Data extract >>
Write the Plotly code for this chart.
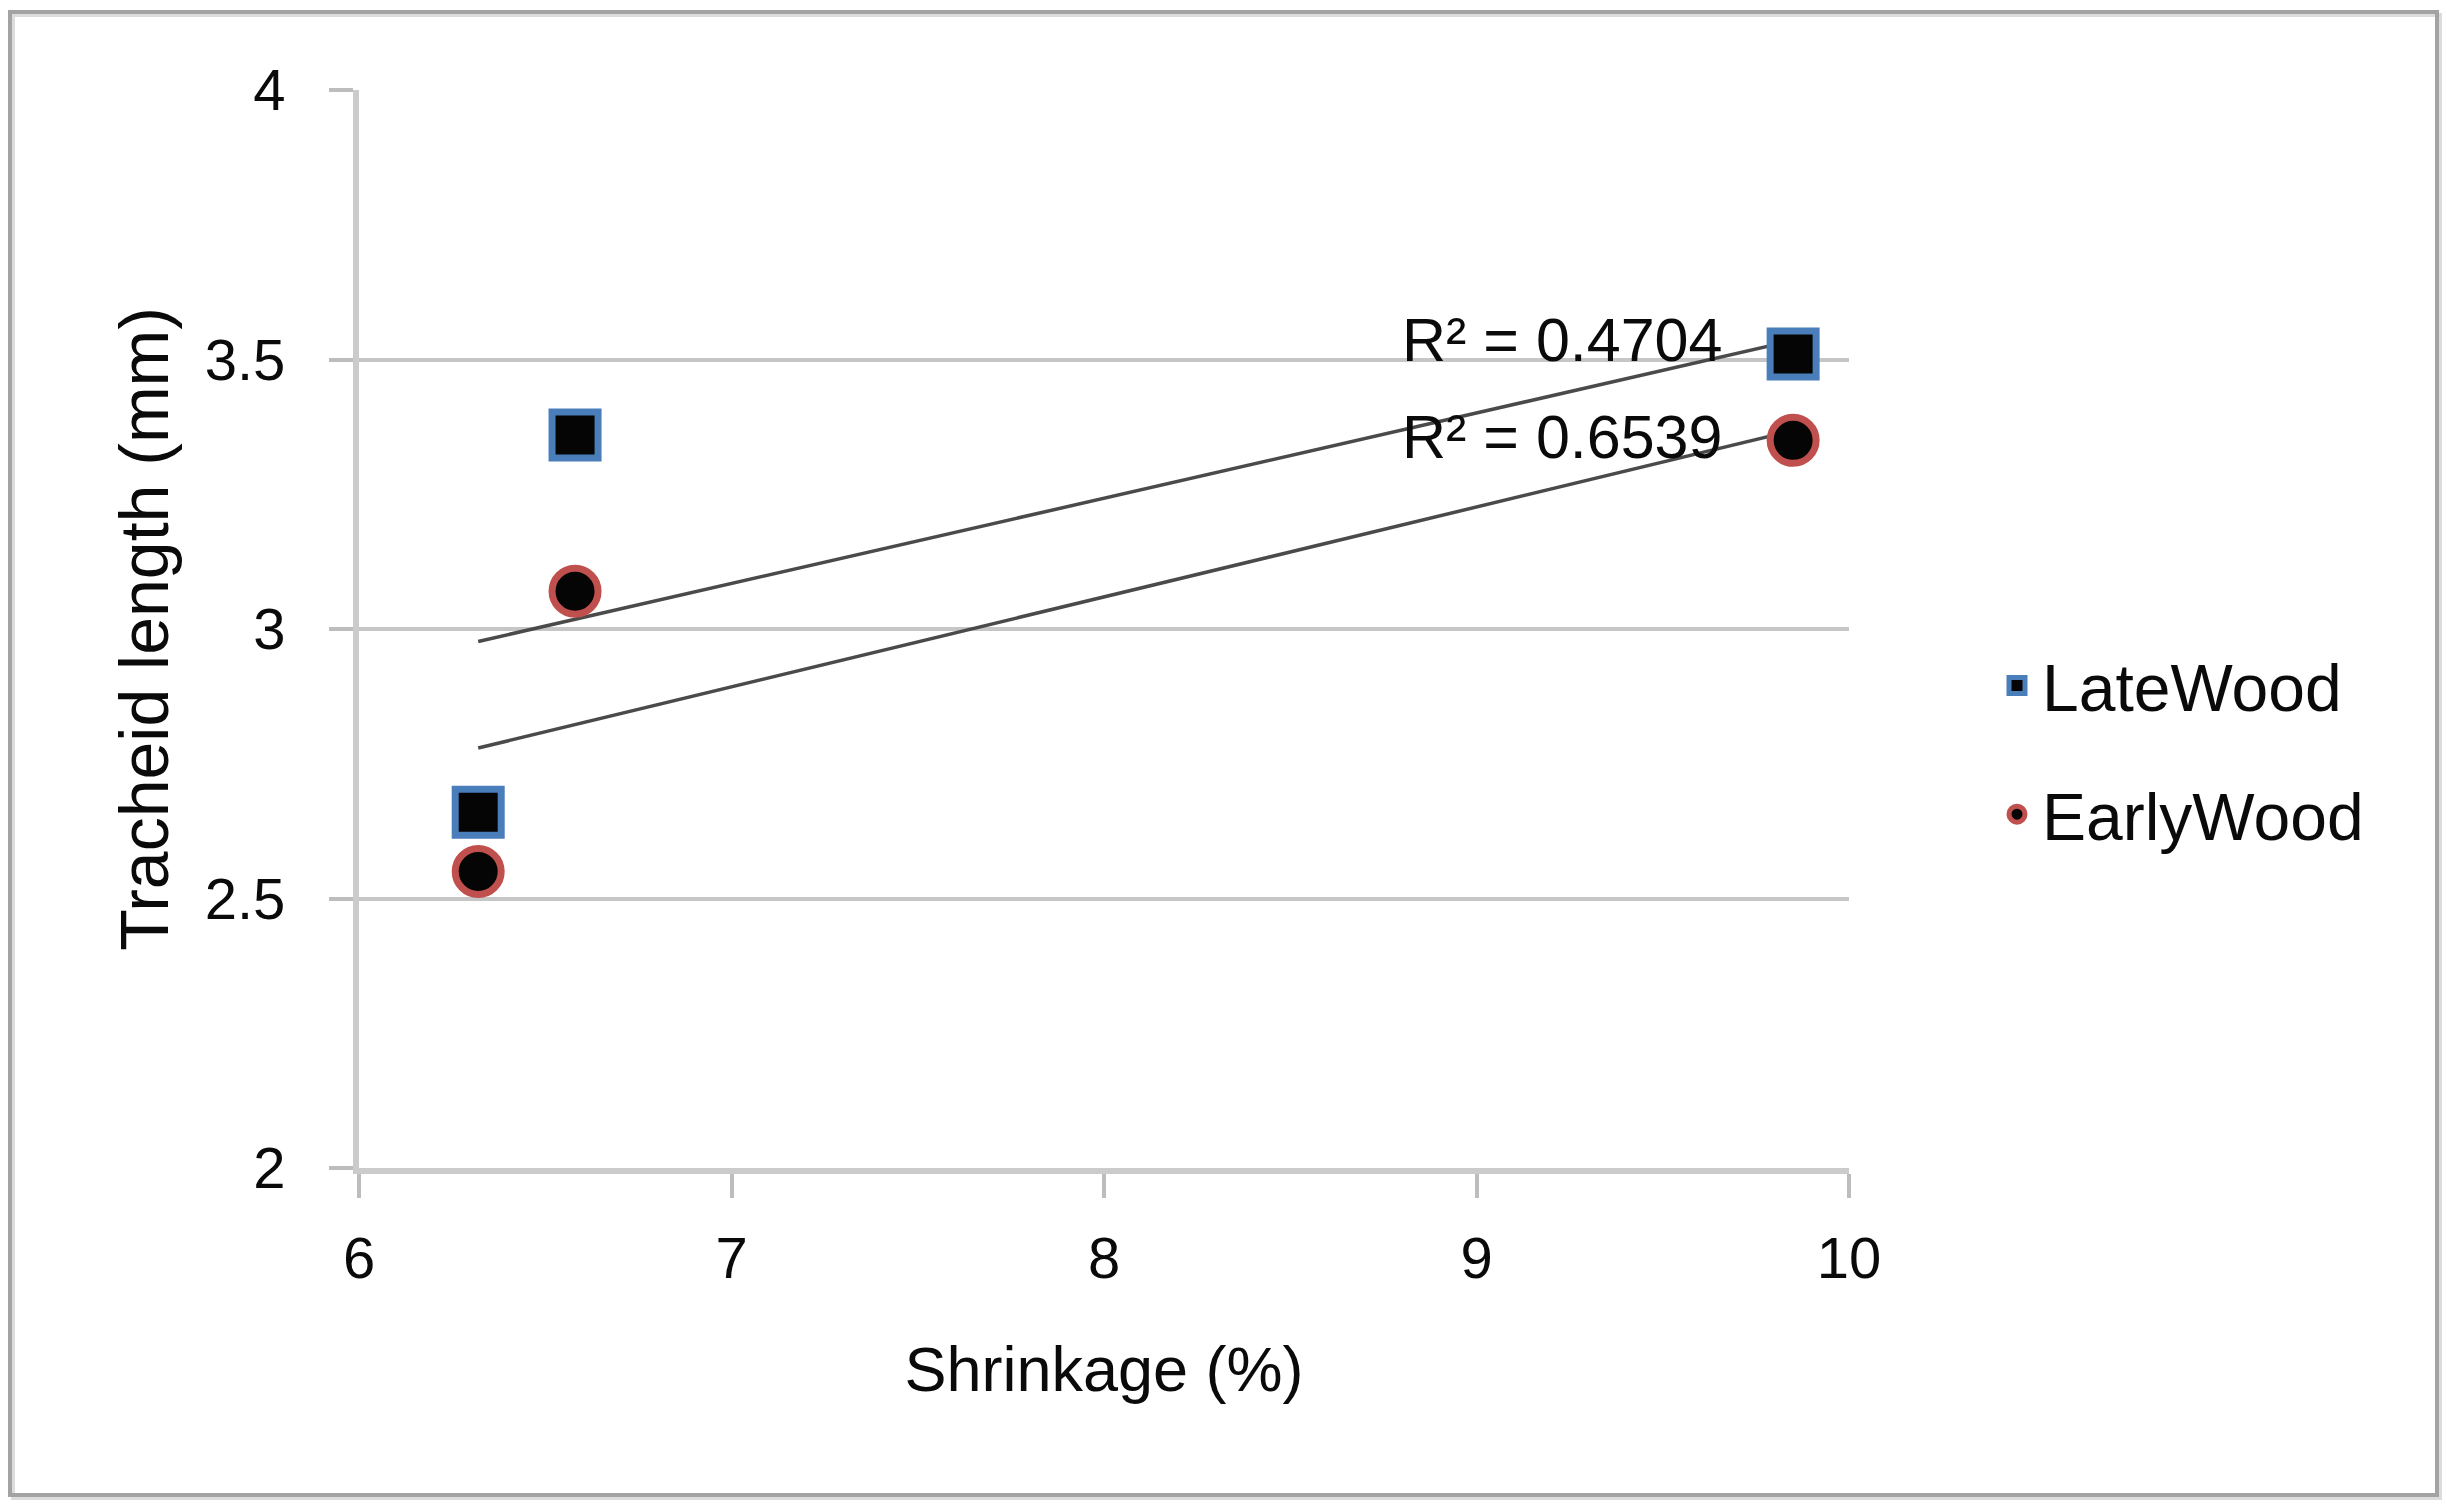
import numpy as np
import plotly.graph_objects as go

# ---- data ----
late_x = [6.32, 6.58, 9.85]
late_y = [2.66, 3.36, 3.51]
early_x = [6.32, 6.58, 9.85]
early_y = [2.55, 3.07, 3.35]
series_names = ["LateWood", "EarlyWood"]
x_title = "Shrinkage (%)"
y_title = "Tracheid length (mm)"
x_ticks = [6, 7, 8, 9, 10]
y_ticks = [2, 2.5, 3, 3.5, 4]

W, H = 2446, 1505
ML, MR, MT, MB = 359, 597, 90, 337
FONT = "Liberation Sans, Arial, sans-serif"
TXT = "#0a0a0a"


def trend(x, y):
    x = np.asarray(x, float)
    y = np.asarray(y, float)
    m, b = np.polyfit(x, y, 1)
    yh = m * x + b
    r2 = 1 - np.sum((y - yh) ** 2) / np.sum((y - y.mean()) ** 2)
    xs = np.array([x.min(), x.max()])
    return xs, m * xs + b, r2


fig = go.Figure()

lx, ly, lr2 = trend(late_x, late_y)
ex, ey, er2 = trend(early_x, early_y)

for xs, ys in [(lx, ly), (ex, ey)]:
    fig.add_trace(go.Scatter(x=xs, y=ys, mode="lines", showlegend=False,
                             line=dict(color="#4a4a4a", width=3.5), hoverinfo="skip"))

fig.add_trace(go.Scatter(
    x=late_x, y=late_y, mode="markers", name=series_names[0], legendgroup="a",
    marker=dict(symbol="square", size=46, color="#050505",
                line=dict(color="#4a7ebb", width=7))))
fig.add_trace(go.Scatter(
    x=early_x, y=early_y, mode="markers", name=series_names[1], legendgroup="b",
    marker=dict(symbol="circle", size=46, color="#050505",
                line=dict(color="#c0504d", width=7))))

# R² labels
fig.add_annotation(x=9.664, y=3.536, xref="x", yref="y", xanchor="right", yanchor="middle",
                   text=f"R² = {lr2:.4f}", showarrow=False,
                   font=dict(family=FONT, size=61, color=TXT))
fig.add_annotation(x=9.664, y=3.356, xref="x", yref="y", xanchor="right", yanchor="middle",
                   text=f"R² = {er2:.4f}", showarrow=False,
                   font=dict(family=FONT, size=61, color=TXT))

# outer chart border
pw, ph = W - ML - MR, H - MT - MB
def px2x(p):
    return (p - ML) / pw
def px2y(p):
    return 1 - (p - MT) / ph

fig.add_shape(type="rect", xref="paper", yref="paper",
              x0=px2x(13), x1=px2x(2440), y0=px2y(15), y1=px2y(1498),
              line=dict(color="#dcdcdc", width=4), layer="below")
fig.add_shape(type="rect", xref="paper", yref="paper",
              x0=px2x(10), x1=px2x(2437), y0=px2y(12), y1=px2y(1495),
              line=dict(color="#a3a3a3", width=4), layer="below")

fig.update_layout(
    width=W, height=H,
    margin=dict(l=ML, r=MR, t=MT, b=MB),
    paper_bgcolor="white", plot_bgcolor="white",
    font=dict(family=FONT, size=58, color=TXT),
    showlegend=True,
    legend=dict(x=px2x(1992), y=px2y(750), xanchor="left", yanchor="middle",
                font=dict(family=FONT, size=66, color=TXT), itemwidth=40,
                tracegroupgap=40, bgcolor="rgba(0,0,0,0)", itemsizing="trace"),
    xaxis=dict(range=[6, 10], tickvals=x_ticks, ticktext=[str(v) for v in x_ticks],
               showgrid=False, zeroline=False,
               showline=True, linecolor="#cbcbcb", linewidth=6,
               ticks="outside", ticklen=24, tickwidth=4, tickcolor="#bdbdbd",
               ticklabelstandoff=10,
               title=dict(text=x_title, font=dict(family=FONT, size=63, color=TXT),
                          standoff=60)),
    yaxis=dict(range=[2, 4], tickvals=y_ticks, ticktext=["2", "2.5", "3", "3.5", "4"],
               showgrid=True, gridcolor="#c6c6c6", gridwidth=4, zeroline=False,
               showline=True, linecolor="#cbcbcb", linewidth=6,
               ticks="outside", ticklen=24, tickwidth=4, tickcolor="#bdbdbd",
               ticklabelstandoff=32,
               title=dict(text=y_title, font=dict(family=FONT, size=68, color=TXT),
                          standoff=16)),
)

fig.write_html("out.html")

The exercise >> Reproduce the material word for word. Any pictures should be left out of the copy.

The response >>
Write the Plotly code for this chart.
import numpy as np
import plotly.graph_objects as go

# ---- data ----
late_x = [6.32, 6.58, 9.85]
late_y = [2.66, 3.36, 3.51]
early_x = [6.32, 6.58, 9.85]
early_y = [2.55, 3.07, 3.35]
series_names = ["LateWood", "EarlyWood"]
x_title = "Shrinkage (%)"
y_title = "Tracheid length (mm)"
x_ticks = [6, 7, 8, 9, 10]
y_ticks = [2, 2.5, 3, 3.5, 4]

W, H = 2446, 1505
ML, MR, MT, MB = 359, 597, 90, 337
FONT = "Liberation Sans, Arial, sans-serif"
TXT = "#0a0a0a"


def trend(x, y):
    x = np.asarray(x, float)
    y = np.asarray(y, float)
    m, b = np.polyfit(x, y, 1)
    yh = m * x + b
    r2 = 1 - np.sum((y - yh) ** 2) / np.sum((y - y.mean()) ** 2)
    xs = np.array([x.min(), x.max()])
    return xs, m * xs + b, r2


fig = go.Figure()

lx, ly, lr2 = trend(late_x, late_y)
ex, ey, er2 = trend(early_x, early_y)

for xs, ys in [(lx, ly), (ex, ey)]:
    fig.add_trace(go.Scatter(x=xs, y=ys, mode="lines", showlegend=False,
                             line=dict(color="#4a4a4a", width=3.5), hoverinfo="skip"))

fig.add_trace(go.Scatter(
    x=late_x, y=late_y, mode="markers", name=series_names[0], legendgroup="a",
    marker=dict(symbol="square", size=46, color="#050505",
                line=dict(color="#4a7ebb", width=7))))
fig.add_trace(go.Scatter(
    x=early_x, y=early_y, mode="markers", name=series_names[1], legendgroup="b",
    marker=dict(symbol="circle", size=46, color="#050505",
                line=dict(color="#c0504d", width=7))))

# R² labels
fig.add_annotation(x=9.664, y=3.536, xref="x", yref="y", xanchor="right", yanchor="middle",
                   text=f"R² = {lr2:.4f}", showarrow=False,
                   font=dict(family=FONT, size=61, color=TXT))
fig.add_annotation(x=9.664, y=3.356, xref="x", yref="y", xanchor="right", yanchor="middle",
                   text=f"R² = {er2:.4f}", showarrow=False,
                   font=dict(family=FONT, size=61, color=TXT))

# outer chart border
pw, ph = W - ML - MR, H - MT - MB
def px2x(p):
    return (p - ML) / pw
def px2y(p):
    return 1 - (p - MT) / ph

fig.add_shape(type="rect", xref="paper", yref="paper",
              x0=px2x(13), x1=px2x(2440), y0=px2y(15), y1=px2y(1498),
              line=dict(color="#dcdcdc", width=4), layer="below")
fig.add_shape(type="rect", xref="paper", yref="paper",
              x0=px2x(10), x1=px2x(2437), y0=px2y(12), y1=px2y(1495),
              line=dict(color="#a3a3a3", width=4), layer="below")

fig.update_layout(
    width=W, height=H,
    margin=dict(l=ML, r=MR, t=MT, b=MB),
    paper_bgcolor="white", plot_bgcolor="white",
    font=dict(family=FONT, size=58, color=TXT),
    showlegend=True,
    legend=dict(x=px2x(1992), y=px2y(750), xanchor="left", yanchor="middle",
                font=dict(family=FONT, size=66, color=TXT), itemwidth=40,
                tracegroupgap=40, bgcolor="rgba(0,0,0,0)", itemsizing="trace"),
    xaxis=dict(range=[6, 10], tickvals=x_ticks, ticktext=[str(v) for v in x_ticks],
               showgrid=False, zeroline=False,
               showline=True, linecolor="#cbcbcb", linewidth=6,
               ticks="outside", ticklen=24, tickwidth=4, tickcolor="#bdbdbd",
               ticklabelstandoff=10,
               title=dict(text=x_title, font=dict(family=FONT, size=63, color=TXT),
                          standoff=60)),
    yaxis=dict(range=[2, 4], tickvals=y_ticks, ticktext=["2", "2.5", "3", "3.5", "4"],
               showgrid=True, gridcolor="#c6c6c6", gridwidth=4, zeroline=False,
               showline=True, linecolor="#cbcbcb", linewidth=6,
               ticks="outside", ticklen=24, tickwidth=4, tickcolor="#bdbdbd",
               ticklabelstandoff=32,
               title=dict(text=y_title, font=dict(family=FONT, size=68, color=TXT),
                          standoff=16)),
)

fig.write_html("out.html")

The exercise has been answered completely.